To qualify for a chattel mortgage, you must be:

  • A company, partnership, or sole trader
  • Based, registered, and operating in Australia
  • Registered for GST
  • Purchasing a vehicle or equipment for business use.

Many business owners choose a chattel mortgage for its tax advantages, both up front and during the life of the loan. Depending on your circumstances, you may be able to:

  • Claim the GST on the asset’s purchase price on your next BAS
  • Claim the loan interest as a tax deduction
  • Claim depreciation on the value of the vehicle.

You should refer to your accountant or tax advisor for more information about how a chattel mortgage would affect your business.

A residual value or “balloon” payment is a lump sum that isn’t covered by your regular repayments. Your repayments will be lower, but you’ll have a large amount outstanding at the end of the term. Some business owners choose to set up a balloon payment at the expected future trade-in value of the asset.

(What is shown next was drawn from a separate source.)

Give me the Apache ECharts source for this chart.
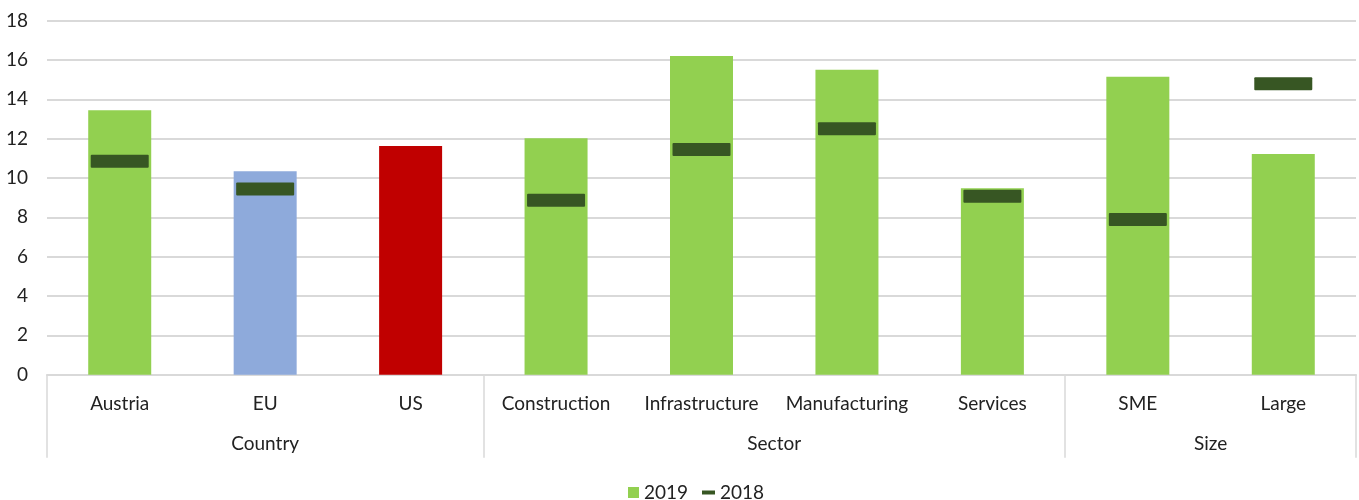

In Australia, asset lease interest rates currently start at around 3% p.a. Your interest rate will depend on your choice of lender, as well as:

  • Nature and age of the asset you are financing
  • Loan amount and term
  • Frequency of repayments
  • Your business and personal credit history
  • Nature and age of your business
  • Financial health of your business
  • Your trading history
  • Your monthly revenue.

The lowest interest rates are offered to established businesses with a clean credit record and strong turnover, who are financing a brand-new asset.